The rails of Notting Hill may seem unimportant, but in a small way they encapsulate the headlong flight from anything that reminds us of the idealisms of the 1950s and 1960s.

Until recently, pedestrians were protected by standard galvanised-steel barriers, grey, unobtrusive and undeniably modern. Now they are being replaced by an anaemic variant of 19th-century cast-iron, complete with posts capped with decorative balls. Theymight be appropriate in a historic part of the city but Notting Hill Gate is an eclectic architectural mix.

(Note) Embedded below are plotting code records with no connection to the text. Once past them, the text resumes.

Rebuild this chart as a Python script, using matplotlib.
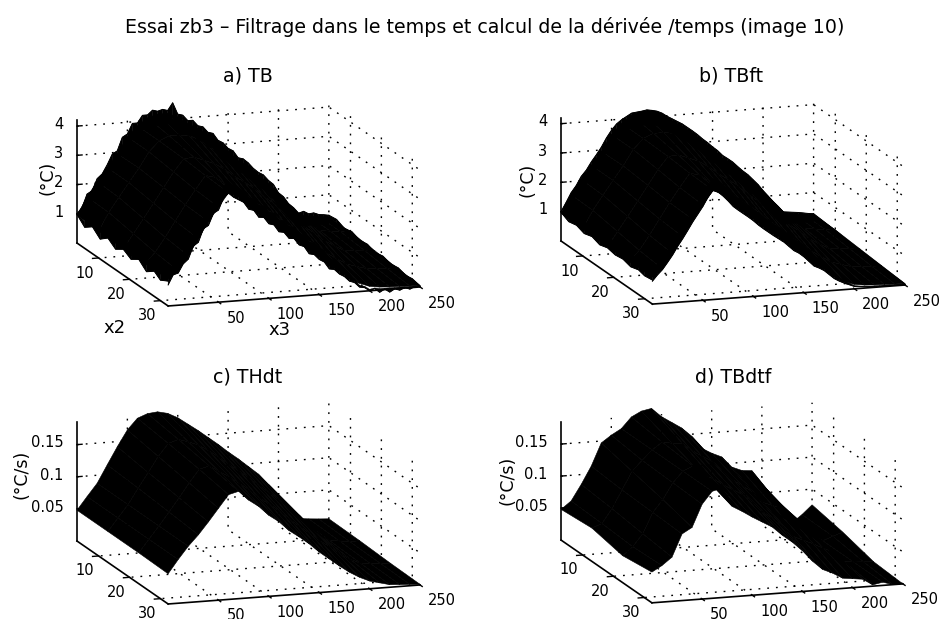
import numpy as np
import matplotlib
matplotlib.use("Agg")
import matplotlib.pyplot as plt
from mpl_toolkits.mplot3d import proj3d

plt.rcParams['font.family'] = ['DejaVu Sans']

W, H = 939, 619

# ---- data ----
x3_core = [0,10,20,30,40,50,60,70,80,90,100,110,120,130,140,150,160,170,180,190,200,210,220,230,240,250]
x3_fine = [0,5,10,15,20,25,30,35,40,45,50,55,60,65,70,75,80,85,90,95,100,105,110,115,120,125,130,135,140,145,150,155,160,165,170,175,180,185,190,195,200,205,210,215,220,225,230,235,240,245,250]
x2_rows5 = [3,10,18,25,32.5]
x2_rows4 = [3,13,23,32.5]
x2_fine = [3,5.5,8,10.5,13,15.5,18,20.5,23,25.5,28,30,32.5]

T_row03 = [.95,1.55,2.05,2.5,2.95,3.5,3.85,4.1,4.2,4.2,4.05,3.8,3.6,3.35,3.05,2.75,2.4,2.2,1.85,1.55,1.1,.7,.38,.33,.28,.24]
T_row10 = [.92,1.53,2.02,2.5,2.97,3.5,3.85,4.0,4.0,3.95,3.78,3.52,3.3,3.06,2.75,2.47,2.12,1.92,1.58,1.31,.94,.63,.36,.32,.28,.24]
T_row18 = [.9,1.39,1.88,2.38,2.89,3.4,3.82,3.85,3.72,3.58,3.37,3.1,2.87,2.63,2.31,2.05,1.7,1.51,1.18,.94,.65,.44,.26,.23,.2,.17]
T_row25 = [.9,1.26,1.75,2.28,2.81,3.3,3.76,3.67,3.43,3.23,2.99,2.7,2.46,2.22,1.9,1.65,1.31,1.11,.8,.58,.37,.26,.16,.14,.12,.11]
T_row32 = [.92,1.18,1.67,2.22,2.78,3.25,3.72,3.55,3.18,2.92,2.65,2.35,2.1,1.86,1.53,1.3,.96,.77,.47,.28,.15,.1,.08,.07,.06,.05]

TB_back = [1.0,1.2,1.65,1.75,2.15,2.3,2.6,2.95,3.05,3.5,3.6,3.95,3.95,4.2,4.2,4.35,4.3,4.35,4.3,4.55,4.15,4.1,3.9,3.9,3.7,3.65,3.45,3.4,3.15,3.05,2.85,2.75,2.5,2.45,2.3,2.1,1.95,1.85,1.65,1.5,1.2,1.05,.8,.65,.45,.5,.4,.42,.35,.33,.3]
TB_front = [.72,1.05,1.1,1.4,1.55,1.98,2.1,2.55,2.65,3.05,3.15,3.55,3.7,3.55,3.45,3.35,3.1,3.05,2.8,2.78,2.55,2.5,2.25,2.22,2.0,1.98,1.75,1.68,1.42,1.38,1.2,1.1,.85,.82,.65,.55,.38,.32,.15,.12,.0,.06,-.08,.02,-.1,.0,-.06,.02,-.05,.03,.02]
TB_left = [.98,.72,.92,.68,.9,.7,.88,.72,.9,.66,.86,.7,.85]
TB_right = [.3,.34,.22,.28,.18,.22,.12,.18,.1,.14,.06,.1,.04]

TBft_back = [1.0,1.3,1.62,1.85,2.15,2.35,2.62,2.85,3.1,3.4,3.65,3.85,3.98,4.08,4.18,4.2,4.22,4.25,4.22,4.18,4.1,3.98,3.88,3.78,3.68,3.55,3.42,3.28,3.12,2.98,2.82,2.68,2.5,2.38,2.25,2.08,1.92,1.78,1.6,1.42,1.2,1.0,.8,.62,.42,.4,.38,.36,.33,.3,.28]
TBft_front = [.78,.98,1.15,1.38,1.62,1.9,2.15,2.42,2.7,2.95,3.2,3.5,3.72,3.65,3.5,3.32,3.12,2.98,2.85,2.72,2.58,2.42,2.28,2.15,2.02,1.9,1.78,1.62,1.46,1.36,1.22,1.05,.88,.8,.7,.55,.4,.3,.22,.15,.08,.06,.04,.03,.03,.02,.02,.02,.02,.02,.02]
TBft_left = [.98,.84,.9,.8,.88,.78,.86,.8,.84,.76,.84,.78,.82]
TBft_right = [.28,.26,.24,.22,.18,.16,.14,.12,.1,.08,.06,.05,.03]

THdt_row03 = [.048,.068,.0875,.115,.142,.167,.184,.19,.1916,.188,.18,.169,.158,.146,.134,.121,.109,.096,.083,.066,.045,.024,.009,.0073,.006,.005]
THdt_row13 = [.048,.068,.0875,.112,.135,.159,.178,.183,.178,.172,.162,.151,.139,.127,.115,.102,.09,.077,.063,.051,.034,.019,.008,.006,.004,.004]
THdt_row23 = [.048,.068,.0875,.108,.129,.151,.171,.175,.165,.156,.144,.133,.119,.108,.096,.082,.07,.058,.045,.035,.023,.013,.006,.004,.003,.002]
THdt_row32 = [.047,.068,.0875,.104,.123,.143,.163,.167,.152,.141,.126,.115,.1,.089,.077,.063,.051,.039,.028,.019,.012,.008,.004,.003,.002,.001]

TBdtf_row03 = [.048,.06,.0846,.112,.147,.158,.167,.184,.192,.195,.181,.171,.161,.147,.127,.118,.111,.094,.0875,.086,.064,.044,.011,.0,.0115,.0255]
TBdtf_row13 = [.052,.058,.08,.108,.136,.152,.167,.178,.175,.174,.161,.151,.142,.128,.111,.1,.09,.072,.066,.06,.047,.034,.012,.005,.011,.016]
TBdtf_row23 = [.042,.055,.074,.106,.125,.15,.167,.174,.158,.152,.141,.132,.123,.11,.094,.082,.068,.052,.045,.038,.03,.023,.007,.005,.004,.003]
TBdtf_row32 = [.048,.057,.069,.104,.113,.148,.167,.171,.141,.132,.122,.113,.104,.09,.078,.0635,.046,.032,.025,.016,.014,.012,.002,.005,.0,.0]

x3_ticks = [50,100,150,200,250]
x2_ticks = [10,20,30]
T_zticks = [1,2,3,4]
dT_zticks = [0.05,0.1,0.15]
dT_zlabels = ['0.05','0.1','0.15']

ELEV, AZIM = 13.2, -108.3
FS = 10.5

fig = plt.figure(figsize=(W/100, H/100), dpi=100)


def px(ax, x, y, z):
    ax.apply_aspect()
    xs, ys, _ = proj3d.proj_transform(x, y, z, ax.get_proj())
    return np.array(ax.transData.transform((xs, ys)))


def panel(left_rect, rows, x2, zlim, zticks, zlabels, A, C, lz):
    ax = fig.add_axes(left_rect, projection='3d', proj_type='ortho')
    ax.view_init(elev=ELEV, azim=AZIM)
    ax.set_xlim(0, 250)
    ax.set_ylim(32.5, 3)
    ax.set_zlim(*zlim)
    ax.set_box_aspect((265, 290, lz), zoom=1.0)
    ax.patch.set_alpha(0)
    X, Y = np.meshgrid(x3_core, x2)
    ax.plot_surface(X, Y, np.array(rows), rstride=1, cstride=1, color='black',
                    edgecolor='black', linewidth=0.4, shade=False, antialiased=True)
    ax.set_xticks(x3_ticks)
    ax.set_yticks(x2_ticks)
    ax.set_zticks(zticks)
    ax.set_zticklabels(zlabels)
    for axis in (ax.xaxis, ax.yaxis, ax.zaxis):
        axis.set_pane_color((1, 1, 1, 0))
        axis.pane.set_edgecolor((1, 1, 1, 0))
        axis.line.set_linewidth(1.2)
        axis.line.set_color('black')
        info = axis._axinfo
        info['grid'].update(color='black', linewidth=1.0, linestyle=(0, (1.3, 5)))
        info['tick'].update(inward_factor=0.3, outward_factor=0.0)
        info['tick']['linewidth'] = {True: 1.0, False: 1.0}
    ax.zaxis._axinfo['tick'].update(inward_factor=0.0, outward_factor=0.25)
    ax.tick_params(axis='x', labelsize=FS, pad=5)
    ax.tick_params(axis='y', labelsize=FS, pad=0)
    ax.tick_params(axis='z', labelsize=FS, pad=-2)
    for t in ax.get_xticklabels():
        t.set_ha('left')
        t.set_va('center')
    for t in ax.get_zticklabels():
        t.set_ha('right')
        t.set_va('center')
    # size the box so that two floor corners land where the reference has them
    target_a = np.array([A[0], H - A[1]], float)
    target_c = np.array([C[0], H - C[1]], float)
    for _ in range(3):
        a = px(ax, 0, 3, 0)
        c = px(ax, 250, 32.5, 0)
        scale = np.linalg.norm(target_c - target_a) / np.linalg.norm(c - a)
        pos = ax.get_position(original=True)
        ax.set_position([pos.x0, pos.y0, pos.width * scale, pos.height * scale])
        a = px(ax, 0, 3, 0)
        c = px(ax, 250, 32.5, 0)
        shift = ((target_a - a) + (target_c - c)) / 2
        pos = ax.get_position(original=True)
        ax.set_position([pos.x0 + shift[0] / W, pos.y0 + shift[1] / H, pos.width, pos.height])
    return ax


def edges(ax, back, front, left, right, lw):
    kw = dict(color='black', edgecolor='black', linewidth=0.3, shade=False, rstride=1, cstride=1)
    back, front, left, right = map(np.array, (back, front, left, right))
    xf = np.array(x3_fine, float)
    yf = np.array(x2_fine, float)
    # ribbons close the gap between the jagged rim and the coarser surface behind it
    taper = np.minimum(1.0, xf / 20.0)
    ax.plot_surface(np.array([xf, xf]), np.full((2, xf.size), 3.0),
                    np.array([back, np.maximum(back - 0.5 * taper, 0)]), **kw)
    ax.plot_surface(np.array([xf, xf]), np.full((2, xf.size), 32.5),
                    np.array([front, np.maximum(front + 0.4 * np.clip(front, 0, 1), 0.05)]), **kw)
    side = np.minimum(1.0, (yf - 3) / 5.0)
    ax.plot_surface(np.zeros((2, yf.size)), np.array([yf, yf]),
                    np.array([left, left + 0.4 * side]), **kw)
    ax.plot_surface(np.full((2, yf.size), 250.0), np.array([yf, yf]),
                    np.array([right, np.maximum(right - 0.1, 0)]), **kw)
    ax.plot(xf, np.full(xf.size, 3.0), back, color='black', lw=lw)
    ax.plot(xf, np.full(xf.size, 32.5), front, color='black', lw=lw)
    ax.plot(np.zeros(yf.size), yf, left, color='black', lw=lw)
    ax.plot(np.full(yf.size, 250.0), yf, right, color='black', lw=lw)


T_rows = [T_row03, T_row10, T_row18, T_row25, T_row32]
labels_T = [str(v) for v in T_zticks]

axa = panel([0.05, 0.5, 0.4, 0.5], T_rows, x2_rows5, (0, 4.2), T_zticks, labels_T, (77, 243), (420, 287), 126)
edges(axa, TB_back, TB_front, TB_left, TB_right, 0.7)

axb = panel([0.55, 0.5, 0.4, 0.5], T_rows, x2_rows5, (0, 4.2), T_zticks, labels_T, (561, 241), (905, 285), 126)
edges(axb, TBft_back, TBft_front, TBft_left, TBft_right, 0.7)

axc = panel([0.05, 0.0, 0.4, 0.5], [THdt_row03, THdt_row13, THdt_row23, THdt_row32], x2_rows4, (0, 0.185),
            dT_zticks, dT_zlabels, (77, 541), (420, 585), 122)
axd = panel([0.55, 0.0, 0.4, 0.5], [TBdtf_row03, TBdtf_row13, TBdtf_row23, TBdtf_row32], x2_rows4, (0, 0.185),
            dT_zticks, dT_zlabels, (561, 541), (903, 583), 122)

fig.text(485 / W, 1 - 27 / H, 'Essai zb3 – Filtrage dans le temps et calcul de la dérivée /temps (image 10)',
         ha='center', va='center', fontsize=13.7)
for (tx, ty, s) in [(248, 76, 'a) TB'), (731, 76, 'b) TBft'), (248, 377, 'c) THdt'), (733, 377, 'd) TBdtf')]:
    fig.text(tx / W, 1 - ty / H, s, ha='center', va='center', fontsize=13.7)
for (tx, ty, s) in [(47, 178, '(°C)'), (528, 180, '(°C)'), (22, 474, '(°C/s)'), (507, 480, '(°C/s)')]:
    fig.text(tx / W, 1 - ty / H, s, ha='center', va='center', rotation=90, fontsize=12.5)
fig.text(115 / W, 1 - 328 / H, 'x2', ha='center', va='center', fontsize=13)
fig.text(280 / W, 1 - 330 / H, 'x3', ha='center', va='center', fontsize=13)

fig.savefig('out.png', dpi=100)
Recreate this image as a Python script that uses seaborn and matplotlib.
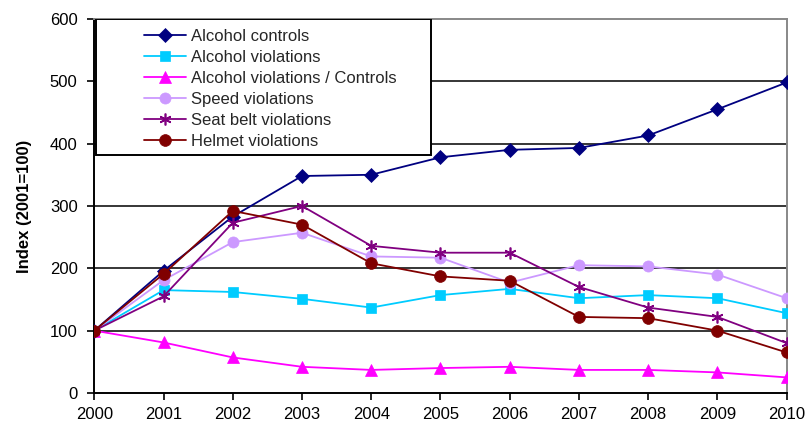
import matplotlib
matplotlib.use("Agg")
import matplotlib.pyplot as plt
from matplotlib.patches import Rectangle
import seaborn as sns
import pandas as pd

years = [2000, 2001, 2002, 2003, 2004, 2005, 2006, 2007, 2008, 2009, 2010]

alcohol_controls = [100, 196, 283, 348, 350, 378, 390, 393, 413, 455, 498]
alcohol_violations = [100, 165, 162, 151, 137, 157, 167, 152, 157, 152, 128]
violations_per_control = [100, 81, 57, 42, 37, 40, 42, 37, 37, 33, 25]
speed_violations = [100, 181, 242, 257, 219, 217, 177, 205, 203, 190, 152]
seat_belt_violations = [100, 155, 273, 300, 236, 225, 225, 170, 137, 122, 80]
helmet_violations = [100, 191, 292, 270, 208, 187, 180, 122, 120, 100, 65]

series_names = [
    "Alcohol controls",
    "Alcohol violations",
    "Alcohol violations / Controls",
    "Speed violations",
    "Seat belt violations",
    "Helmet violations",
]
series_values = [
    alcohol_controls,
    alcohol_violations,
    violations_per_control,
    speed_violations,
    seat_belt_violations,
    helmet_violations,
]
colors = ["#000080", "#00CCFF", "#FF00FF", "#CC99FF", "#800080", "#800000"]
markers = ["D", "s", "^", "o", (6, 2, 0), "o"]
marker_sizes = [7, 7.5, 8.5, 8, 8.5, 8.5]

y_ticks = [0, 100, 200, 300, 400, 500, 600]

sns.set_theme(style="white")
plt.rcParams["font.family"] = ["Liberation Sans", "DejaVu Sans"]

fig = plt.figure(figsize=(8.06, 4.32), dpi=100)
ax = fig.add_axes([0.117, 0.0903, 0.859, 0.866])

df = pd.DataFrame({"Year": years})
for name, vals, c, m, ms in zip(series_names, series_values, colors, markers, marker_sizes):
    df[name] = vals
    sns.lineplot(
        data=df, x="Year", y=name, ax=ax, color=c, marker=m, markersize=ms,
        markeredgecolor=c, markeredgewidth=1.2 if m == (6, 2, 0) else 0.5,
        linewidth=1.3, label=name, zorder=3,
    )

ax.set_xlim(2000, 2010)
ax.set_ylim(0, 600)
ax.set_xticks(years)
ax.set_xticklabels([str(y) for y in years])
ax.set_yticks(y_ticks)

for v in y_ticks[1:-1]:
    ax.axhline(v, color="black", linewidth=1.1, zorder=1)

for side in ["left", "bottom"]:
    ax.spines[side].set_color("black")
    ax.spines[side].set_linewidth(1.4)
for side in ["top", "right"]:
    ax.spines[side].set_color("#888888")
    ax.spines[side].set_linewidth(1.4)

ax.tick_params(axis="both", which="both", direction="out", length=5, width=1.2,
               color="black", labelsize=12, labelcolor="black")
ax.tick_params(axis="y", left=True, pad=7)
ax.tick_params(axis="x", bottom=True, pad=5)

ax.set_xlabel("")
ax.set_ylabel("Index (2001=100)", fontsize=12, fontweight="bold", labelpad=13, color="black")

# legend box with a white fill and black border in the upper-left corner
box = Rectangle((0.003, 0.636), 0.483, 0.364, transform=ax.transAxes,
                facecolor="white", edgecolor="black", linewidth=1.4, zorder=4)
ax.add_patch(box)
handles, labels = ax.get_legend_handles_labels()
leg = ax.legend(handles, labels, loc="upper left", bbox_to_anchor=(0.067, 0.982),
                frameon=False, fontsize=12, handlelength=2.5, handletextpad=0.3,
                labelspacing=0.36, borderaxespad=0.0, borderpad=0.2)
leg.set_zorder(5)

fig.savefig("out.png", dpi=100)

Its tone is set by the 1960s housing and shops on its north side, hailed by Nikolaus Pevsner as an example of English ``urban picturesque''. Of course, Pevsner was wildly over-optimistic; Notting Hill Gate cries out for improvement. But why are faux 19th-century railings seen as the solution? Clearly they symbolise security, prosperity and permanence while ``modern'' design of the kind once illustrated in Design Council handbooks suggests just the reverse.

We can expect to see more and more reproduction and pastiche employed for the ``upgrading'' of London. What it will signify instead is a failure of nerve in the articulation of public space and a denial that there can be a contemporary visual language that works for a late 20th-century city. Or am I reading too much into the removal of a few railings?